Arab Saudi baru menyadari bahwa perpecahan dalam islam itu karena politik adu domba AS agar mereka lupa akan hak haknya terhadap SDA MIGAS dan selalu tergantung kepada AS. Seluruh negara di Timur Tengah sudah punya kesadaran yang sama dengan Arab Saudi. Berteman dengan siapapun lebih baik, tanpa harus di sekat oleh agama dan sekte. Tidak ada lagi keraguan berangkulan dengan China, ,Rusia dan israel. Anehnya manakala negara Arab sudah kembali kepada islam rahmatanlilalamin, tetapi di Indonesia sebagian umat islam justru berjalan mundur seperti Timur tengah sebelum tahun 2018. Bisa saja ini ada kaitanya dengan AS yang ingin memecah belah Indonesia agar lemah, dan SDA dengan mudah dikontrol TNC dari AS.
Persepsi yang berbeda.
Saya perhatikan terjadi perdebatan yang tidak sudah antara beberapa kelompok di masyarakat. Perdebatan itu berangkat dari cara berpikir yang berbeda. Sebetulnya tidak perlu dipermasalahkan kalau kita menyadari perbedaan itu sesuatu yang wajah. Tentu menjadi masalah serius kalau karena perbedaan itu menimbulkan kebencian dan permusuhan. Menimbulkan pemikiran radikal yang merasa paling benar dan yang lain pasti salah. Ini engga sehat. Makanya UU ITE tidak menyasar perbedaan pendapat dan kritik tapi punya istilah ujaran kebencian ( hate speech). Di dunia ini orang terbelah karena tiga hal cara berpikir yang berbeda.
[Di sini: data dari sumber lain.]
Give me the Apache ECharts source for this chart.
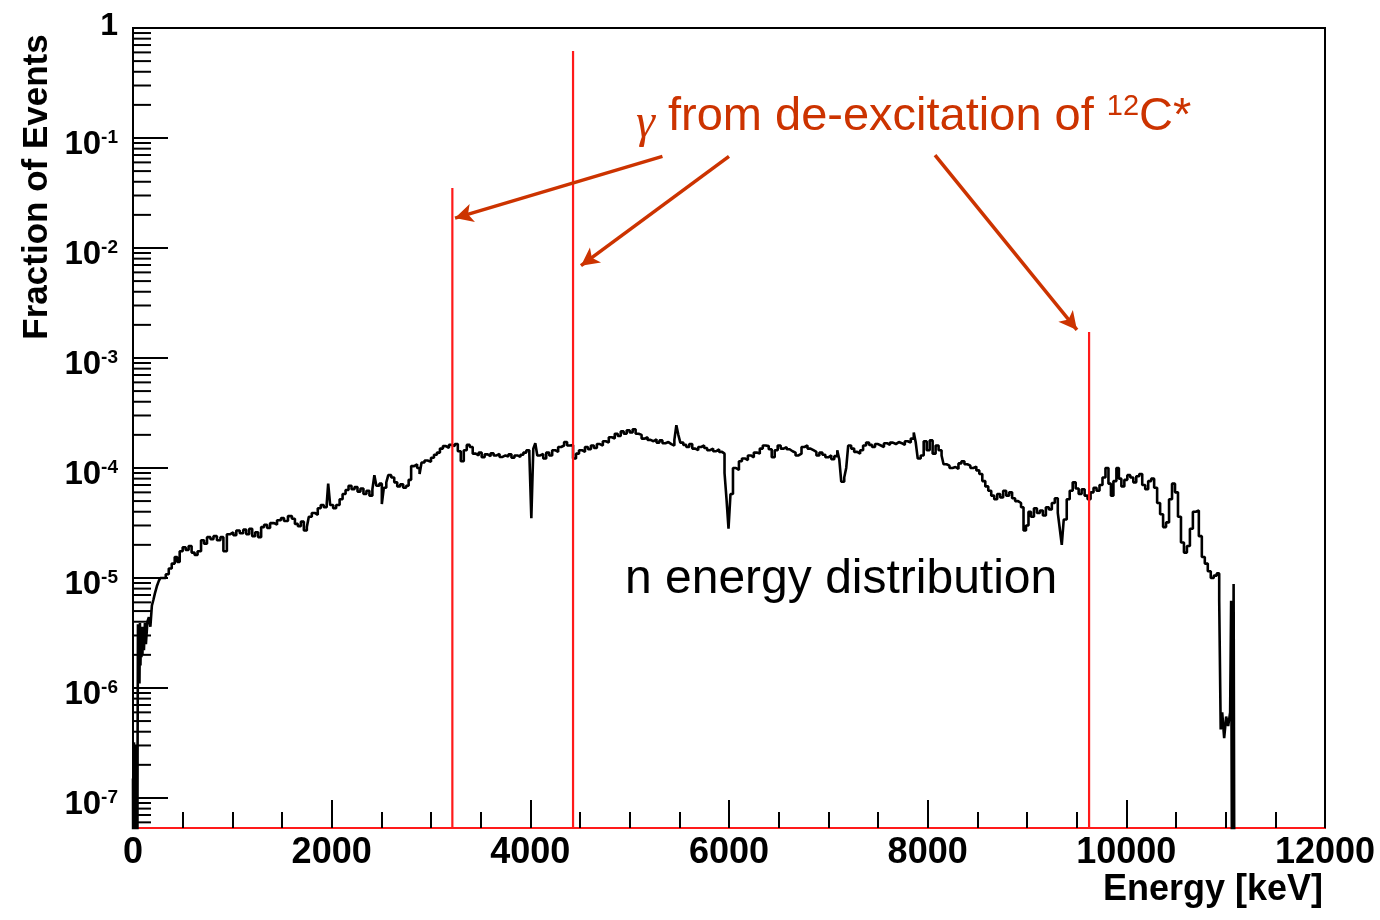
<!DOCTYPE html>
<html>
<head>
<meta charset="utf-8">
<script src="https://cdn.jsdelivr.net/npm/echarts@6/dist/echarts.min.js"></script>
<style>html,body{margin:0;padding:0;background:#fff}#c{width:1380px;height:920px}</style>
</head>
<body>
<div id="c"></div>
<script>
// ---------------- data ----------------
// histogram: bin low edge (keV) and fraction of events
const energy = [0,5,10,14,18,22,26,30,34,38,42,46,50,55,60,65,70,75,80,85,90,95,100,110,120,130,145,160,175,190,205,220,240,260,275,330,360,390,420,445,470,500,530,560,590,620,650,685,715,745,780,810,845,880,910,945,980,1010,1040,1075,1110,1140,1170,1200,1230,1260,1290,1320,1350,1380,1420,1450,1490,1520,1560,1600,1630,1660,1690,1720,1750,1770,1800,1830,1860,1890,1920,1950,1965,1985,2015,2045,2080,2110,2140,2170,2200,2230,2260,2290,2320,2350,2380,2410,2430,2450,2480,2505,2525,2550,2570,2600,2630,2660,2690,2720,2750,2775,2800,2830,2860,2885,2905,2935,2965,3000,3030,3060,3090,3120,3150,3180,3210,3240,3270,3300,3330,3360,3390,3420,3450,3480,3510,3540,3570,3600,3630,3660,3690,3720,3750,3780,3810,3840,3870,3900,3930,3960,3990,4010,4030,4050,4070,4100,4130,4160,4190,4220,4250,4280,4310,4340,4370,4400,4430,4460,4490,4520,4550,4580,4610,4640,4670,4700,4730,4760,4790,4820,4850,4880,4910,4940,4970,5000,5030,5060,5090,5120,5150,5180,5210,5240,5270,5300,5330,5360,5390,5420,5450,5470,5490,5510,5540,5570,5600,5630,5660,5690,5720,5750,5780,5810,5840,5870,5900,5930,5955,5975,5995,6015,6040,6070,6100,6130,6160,6190,6220,6250,6280,6310,6340,6370,6400,6430,6460,6490,6520,6550,6580,6610,6640,6670,6700,6730,6760,6790,6820,6850,6880,6910,6940,6970,7000,7030,7060,7090,7110,7130,7160,7180,7200,7230,7260,7290,7320,7350,7380,7410,7440,7470,7500,7530,7560,7590,7620,7650,7680,7710,7740,7770,7800,7830,7860,7880,7900,7930,7960,7990,8020,8050,8080,8110,8140,8160,8190,8220,8250,8280,8310,8340,8370,8400,8430,8460,8490,8520,8550,8580,8610,8640,8670,8700,8730,8760,8790,8820,8850,8880,8910,8940,8965,8990,9015,9040,9070,9100,9130,9160,9190,9220,9250,9280,9310,9330,9350,9370,9400,9430,9460,9490,9520,9550,9580,9610,9640,9670,9700,9730,9760,9790,9820,9845,9870,9900,9925,9950,9980,10010,10040,10070,10100,10130,10160,10190,10220,10250,10280,10310,10340,10370,10400,10430,10460,10490,10520,10550,10580,10610,10640,10670,10700,10730,10760,10790,10820,10850,10880,10910,10935,10950,10965,10985,11005,11025,11045,11055,11068,11080,11090];
const fraction = [1.5e-7,1e-9,3.2e-7,1.1e-7,1e-9,2.6e-7,1.3e-7,1e-9,3.0e-7,1.6e-7,1e-9,2.4e-7,3.8e-6,1.4e-6,3.4e-6,1.1e-6,3.9e-6,1.6e-6,3.3e-6,1.9e-6,3.6e-6,2.0e-6,3.6e-6,2.2e-6,3.9e-6,2.5e-6,4.0e-6,4.4e-6,3.6e-6,5.6e-6,6.3e-6,7.2e-6,8.4e-6,9.4e-6,1.0e-5,1.08e-5,1.22e-5,1.35e-5,1.55e-5,1.4e-5,1.75e-5,1.9e-5,1.8e-5,1.95e-5,1.7e-5,1.62e-5,1.75e-5,2.2e-5,2.05e-5,2.35e-5,2.25e-5,2.4e-5,2.2e-5,2.35e-5,1.75e-5,2.5e-5,2.6e-5,2.45e-5,2.7e-5,2.55e-5,2.75e-5,2.5e-5,2.8e-5,2.4e-5,2.6e-5,2.35e-5,2.9e-5,3.05e-5,2.85e-5,3.15e-5,3.05e-5,3.35e-5,3.5e-5,3.3e-5,3.65e-5,3.45e-5,3.1e-5,2.95e-5,3.25e-5,2.7e-5,2.9e-5,3.6e-5,3.9e-5,3.75e-5,4.3e-5,4.6e-5,4.4e-5,4.7e-5,7.2e-5,4.6e-5,4.3e-5,4.6e-5,5.2e-5,5.8e-5,6.3e-5,6.9e-5,6.4e-5,6.7e-5,6.1e-5,6.5e-5,5.8e-5,6.2e-5,5.6e-5,6.4e-5,8.6e-5,6.9e-5,7.2e-5,4.7e-5,6.6e-5,7.4e-5,8.6e-5,8.2e-5,7.4e-5,6.8e-5,7.1e-5,6.6e-5,6.9e-5,7.8e-5,1.04e-4,1.08e-4,1.0e-4,8.8e-5,1.12e-4,1.17e-4,1.14e-4,1.24e-4,1.32e-4,1.38e-4,1.5e-4,1.58e-4,1.52e-4,1.62e-4,1.58e-4,1.65e-4,1.42e-4,1.15e-4,1.45e-4,1.62e-4,1.55e-4,1.35e-4,1.3e-4,1.38e-4,1.25e-4,1.33e-4,1.28e-4,1.36e-4,1.3e-4,1.34e-4,1.26e-4,1.3e-4,1.27e-4,1.33e-4,1.24e-4,1.3e-4,1.26e-4,1.32e-4,1.38e-4,1.45e-4,1.35e-4,3.5e-5,1.5e-4,1.68e-4,1.3e-4,1.34e-4,1.22e-4,1.38e-4,1.3e-4,1.45e-4,1.4e-4,1.55e-4,1.6e-4,1.72e-4,1.6e-4,1.62e-4,1.22e-4,1.35e-4,1.45e-4,1.4e-4,1.55e-4,1.48e-4,1.6e-4,1.52e-4,1.65e-4,1.6e-4,1.75e-4,1.7e-4,1.9e-4,1.85e-4,2.05e-4,1.95e-4,2.15e-4,2.05e-4,2.2e-4,2.1e-4,2.25e-4,2.05e-4,2.0e-4,1.85e-4,1.9e-4,1.8e-4,1.75e-4,1.82e-4,1.7e-4,1.78e-4,1.68e-4,1.72e-4,1.65e-4,1.6e-4,1.8e-4,2.45e-4,2.0e-4,1.7e-4,1.62e-4,1.55e-4,1.65e-4,1.5e-4,1.45e-4,1.55e-4,1.6e-4,1.52e-4,1.45e-4,1.5e-4,1.42e-4,1.48e-4,1.4e-4,1.35e-4,9.0e-5,5.2e-5,2.8e-5,5.8e-5,1.0e-4,9.6e-5,1.15e-4,1.22e-4,1.18e-4,1.3e-4,1.25e-4,1.38e-4,1.35e-4,1.5e-4,1.6e-4,1.58e-4,1.48e-4,1.25e-4,1.45e-4,1.6e-4,1.5e-4,1.55e-4,1.48e-4,1.42e-4,1.38e-4,1.3e-4,1.35e-4,1.55e-4,1.6e-4,1.5e-4,1.45e-4,1.4e-4,1.3e-4,1.38e-4,1.32e-4,1.25e-4,1.3e-4,1.2e-4,1.28e-4,1.45e-4,1.2e-4,7.5e-5,8.2e-5,1.0e-4,1.6e-4,1.5e-4,1.4e-4,1.35e-4,1.45e-4,1.6e-4,1.7e-4,1.62e-4,1.55e-4,1.65e-4,1.6e-4,1.55e-4,1.68e-4,1.62e-4,1.7e-4,1.65e-4,1.72e-4,1.68e-4,1.62e-4,1.75e-4,1.7e-4,1.85e-4,2.1e-4,1.7e-4,1.22e-4,1.3e-4,1.75e-4,1.45e-4,1.78e-4,1.35e-4,1.6e-4,1.45e-4,1.3e-4,1.08e-4,1.05e-4,1.0e-4,1.02e-4,9.8e-5,1.1e-4,1.15e-4,1.08e-4,1.05e-4,1.0e-4,1.03e-4,9.5e-5,8.8e-5,7.6e-5,6.8e-5,6.2e-5,5.6e-5,5.2e-5,5.8e-5,5.4e-5,6.2e-5,5.6e-5,6.0e-5,5.3e-5,5.0e-5,4.8e-5,4.4e-5,2.7e-5,3.0e-5,4.0e-5,3.6e-5,4.3e-5,3.9e-5,4.1e-5,3.7e-5,4.4e-5,4.2e-5,4.8e-5,5.3e-5,3.9e-5,2.8e-5,2.0e-5,3.4e-5,5.2e-5,6.2e-5,7.4e-5,6.5e-5,5.8e-5,6.4e-5,5.6e-5,5.2e-5,6.0e-5,6.6e-5,6.2e-5,7.0e-5,8.2e-5,1.0e-4,7.2e-5,5.6e-5,7.6e-5,1.0e-4,8.0e-5,6.8e-5,7.8e-5,8.6e-5,8.2e-5,7.4e-5,8.4e-5,8.8e-5,7.0e-5,6.4e-5,7.6e-5,8.0e-5,6.6e-5,4.8e-5,3.8e-5,2.9e-5,3.2e-5,5.2e-5,7.2e-5,6.0e-5,3.6e-5,2.1e-5,1.7e-5,1.95e-5,2.8e-5,4.0e-5,4.1e-5,2.4e-5,1.55e-5,1.35e-5,1.15e-5,1.0e-5,1.05e-5,1.1e-5,6.2e-6,4.2e-7,6.0e-7,3.5e-7,5.5e-7,4.5e-7,6.0e-7,6.2e-6,1e-9,8.8e-6,1e-9];

// gamma lines from 12C* de-excitation
const gammaEnergy = [3215, 4430, 9625];
const gammaTop = [0.0351, 0.618, 0.00172];

// annotation arrows (data units): tail -> head
const arrowTail = [[5330, 0.068], [6000, 0.068], [8074, 0.070]];
const arrowHead = [[3242, 0.0187], [4510, 0.0069], [9503, 0.0018]];

// axes
const xMin = 0, xMax = 12000, xStep = 2000;
const yMin = 5.33e-8, yMax = 1;
const yDecades = [-8, -7, -6, -5, -4, -3, -2, -1, 0];
const yMinorMult = [2, 3, 4, 5, 6, 7, 8, 9];

// ---------------- build ----------------
const hist = energy.map((e, i) => [e, fraction[i]]);
const tickData = [];
yDecades.forEach(d => {
  const base = Math.pow(10, d);
  if (base >= yMin && base <= yMax) tickData.push([0, base, 1]);
  yMinorMult.forEach(m => {
    const v = m * base;
    if (v >= yMin && v <= yMax) tickData.push([0, v, 0]);
  });
});

const RED_TXT = '#cc3300';
const FONT = 'Liberation Sans, Arial, sans-serif';

const series = [
  {
    type: 'line', data: hist, step: 'end', symbol: 'none', z: 3,
    lineStyle: { color: '#000', width: 2.6 }, clip: true, animation: false
  },
  {
    type: 'custom', data: tickData, z: 2, silent: true, animation: false,
    encode: { x: 0, y: 1 },
    renderItem: function (params, api) {
      const p = api.coord([0, api.value(1)]);
      const len = api.value(2) === 1 ? 35 : 18;
      return { type: 'line', shape: { x1: p[0], y1: p[1], x2: p[0] + len, y2: p[1] },
        style: { stroke: '#000', lineWidth: 2 } };
    }
  }
];
gammaEnergy.forEach((e, i) => {
  series.push({
    type: 'line', data: [[e, yMin], [e, gammaTop[i]]], symbol: 'none', z: 4,
    lineStyle: { color: '#ff1a1a', width: 2.2 }, animation: false, silent: true
  });
});
series.push({
  type: 'line', data: [], z: 5, animation: false, silent: true,
  markLine: {
    silent: true, animation: false, symbol: ['none', 'arrow'], symbolSize: [14, 18],
    label: { show: false },
    lineStyle: { color: RED_TXT, width: 3.5, type: 'solid' },
    data: arrowTail.map((t, i) => [{ coord: t }, { coord: arrowHead[i] }])
  }
});

const chart = echarts.init(document.getElementById('c'), null, { renderer: 'canvas' });
chart.setOption({
  animation: false,
  backgroundColor: '#fff',
  grid: { left: 133, right: 55, top: 28, bottom: 92, show: true, borderColor: '#000', borderWidth: 2, backgroundColor: 'transparent' },
  xAxis: {
    type: 'value', min: xMin, max: xMax, interval: xStep,
    axisLine: { show: true, onZero: false, lineStyle: { color: '#ff1a1a', width: 2 } },
    axisTick: { show: true, inside: true, length: 28, lineStyle: { color: '#000', width: 2 } },
    minorTick: { show: true, splitNumber: 4, length: 16, lineStyle: { color: '#000', width: 2 } },
    splitLine: { show: false },
    axisLabel: { margin: 7, color: '#000', fontSize: 36, fontWeight: 'bold', fontFamily: FONT,
      formatter: v => String(v) }
  },
  yAxis: {
    type: 'log', logBase: 10, min: yMin, max: yMax,
    axisLine: { show: true, lineStyle: { color: '#000', width: 2 } },
    axisTick: { show: false },
    splitLine: { show: false },
    axisLabel: {
      margin: 15, color: '#000', fontFamily: FONT,
      formatter: function (v) {
        const ex = Math.log10(v);
        if (Math.abs(ex - Math.round(ex)) > 1e-6) return '';
        const n = Math.round(ex);
        if (n === 0) return '{o|1}';
        return '{b|10}{s|' + n + '}';
      },
      rich: {
        o: { fontSize: 32, fontWeight: 'bold', fontFamily: FONT, color: '#000', padding: [0, 0, 4, 0] },
        b: { fontSize: 33, fontWeight: 'bold', fontFamily: FONT, color: '#000', padding: [14, 0, 0, 0] },
        s: { fontSize: 19, fontWeight: 'bold', fontFamily: FONT, color: '#000' }
      }
    }
  },
  graphic: [
    { type: 'text', x: 37, y: 187, rotation: Math.PI / 2, silent: true,
      style: { text: 'Fraction of Events', fontSize: 35, fontWeight: 'bold', fontFamily: FONT, fill: '#000', align: 'center', verticalAlign: 'middle' } },
    { type: 'text', x: 1323, y: 890, silent: true,
      style: { text: 'Energy [keV]', fontSize: 36, fontWeight: 'bold', fontFamily: FONT, fill: '#000', align: 'right', verticalAlign: 'middle' } },
    { type: 'text', x: 625, y: 580, silent: true,
      style: { text: 'n energy distribution', fontSize: 48, fontFamily: FONT, fill: '#000', align: 'left', verticalAlign: 'middle' } },
    { type: 'text', x: 636, y: 117, silent: true,
      style: {
        text: '{g|γ}{t| from de-excitation of }{s|12}{t|C*}',
        align: 'left', verticalAlign: 'middle',
        rich: {
          g: { fontSize: 48, fontStyle: 'italic', fontFamily: 'Liberation Serif, serif', fill: RED_TXT, padding: [14, 0, 0, 0] },
          t: { fontSize: 47, fontFamily: FONT, fill: RED_TXT },
          s: { fontSize: 29, fontFamily: FONT, fill: RED_TXT, padding: [0, 0, 20, 0] }
        }
      } }
  ],
  series: series
});
</script>
</body>
</html>
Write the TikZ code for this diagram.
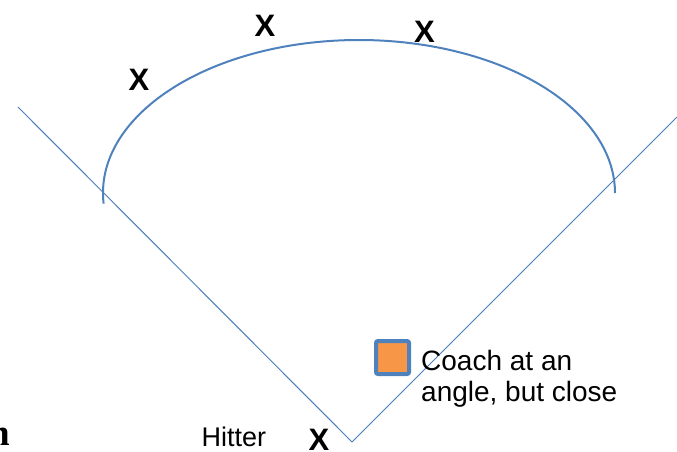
\documentclass[tikz,border=0pt]{standalone}
\usepackage{fontspec}
\setmainfont{Liberation Sans}
\newfontfamily\serifb{Liberation Serif}
\definecolor{lineblue}{HTML}{4A7EBB}
\definecolor{arcblue}{HTML}{4F81BD}
\definecolor{coachorange}{HTML}{F79646}
\begin{document}
\begin{tikzpicture}[x=1pt,y=-1pt,
  fieldline/.style={draw=lineblue,line width=1pt},
  xmark/.style={inner sep=0pt,anchor=base,font=\fontsize{31}{34}\selectfont\bfseries},
  label/.style={inner sep=0pt,anchor=base west,font=\fontsize{28}{31}\selectfont}]
\useasboundingbox (0,0) rectangle (677,452);
\coordinate (lefttop) at (18,107);
\coordinate (home) at (352,442);
\coordinate (righttop) at (677,117);
\draw[fieldline] (lefttop) -- (home);
\draw[fieldline] (home) -- (righttop);
\draw[arcblue,line width=2pt] ([shift={(176:256 and 153)}]359,193) arc[start angle=176,end angle=360,x radius=256,y radius=153];
\node[xmark] (x1) at (139,90) {X};
\node[xmark] (x2) at (265,36.5) {X};
\node[xmark] (x3) at (424.5,42.5) {X};
\node[xmark] (x4) at (319,450) {X};
\node[label,font=\fontsize{27}{31}\selectfont] (hitter) at (201.5,446.5) {Hitter};
\node[draw=arcblue,fill=coachorange,line width=4pt,rounded corners=2pt,minimum size=33pt,inner sep=0pt] (coach) at (392.5,357.5) {};
\node[label] (c1) at (421,370.5) {Coach at an};
\node[label] (c2) at (421,401) {angle, but close};
\node[inner sep=0pt,anchor=base east,font=\serifb\fontsize{37}{40}\selectfont\bfseries] (nfrag) at (10,445) {n};
\end{tikzpicture}
\end{document}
Pertama. Pemikiran textbook atau tekstual, orang cederung berpikir konservatif. Apa yang ditulis buku dia percaya dan kreatifitas jadi berkurang. Di Indonesia pemikiran textbook ini paling banyak. Dalam beragama pemahamannya tergantung ulama, dan ulama tergantung buku bacaannya. Sementara bacaan buku ulama, itu bersumber dari ilmuwan islam yang juga cara berpikirnya textbook. Di dunia sekular juga sama. Skripsi akan bernilai hebat kalau banyak footnote dan referensi dari berbagai buku. Studi hebat terfocus kepada pemikiran textbook. Nah kalau kaum sekular dan agama berdialogh dengan cara berpikir textbook, ya sampai kapanpun tidak akan nyambung. Karena masing masing mereka sudah ada road block sendiri. Masing mereka mudah digiring kedalam isme dan aliran agama untuk tujuan politik. Sama sama radikal nya.
Kedua. Pemikiran rasional dan realitas, ini tidak banyak di Indonesia. Tapi umumnya pengusaha punya mindset seperti ini. Ya kalau mindset nya textbook, tentu gampang di begoin oleh orang lulusan universitas dan mudah bangkrut di tangan predator. Orang yang punya pemikiran rasional mudah diajak bicara. Pemikiran mereka terbuka. Tentu selagi dibicarakan itu masuk akal. Makanya orang berpikir rasional itu tidak disukai oleh orang yang berpikir textbook baik dari sisi agama maupun sekular. Golongan islam yang berpikir textbook, menganggap kaum rasional itu golongan islam liberal. Sementara bagi pemikir sekular textbook, juga menganggap hal yang sama, yaitu kelompok libertarian atau liberalisme.
Ketiga. Pemikiran intuisi, cara berpikir intuisi ini tidak banyak di Indonesia , mungkin termasuk langka. Karena mereka tidak lagi melhat textbook, tidak lagi mengandalkan akal tetapi sudah lebih kepada intuisi. Kemampuan memahami sesuatu tanpa melalui penalaran rasional dan intelektualitas, yang ditempa oleh pengalaman dan hati yang bersih. Orang yang berpikir dengan intuisi punya kekayaan spiritual yang tinggi. Tidak risau dengan cara orang berpikir textbook maupun dengan orang yang berpikir rasional. Umumnya orang yang berpikir intuisi ini sudah selesai dengan dirinya, seperti Jokowi.
Makanya ada istilah cebong dan kampret , kemudian ada lagi istilah kadal gurun, itu karena perbedaan pemikiran. Sama sama radikal. Keduanya sama saja, kalau kepepet akan mudah terpancing melakuan hate speech. Terserah anda mau berpikir dengan cara apa, tapi sebaiknya jangan berlebihan. Agar tidak jadi bigot. Dan bahagia pun dapat diraih dengan cara sederhana.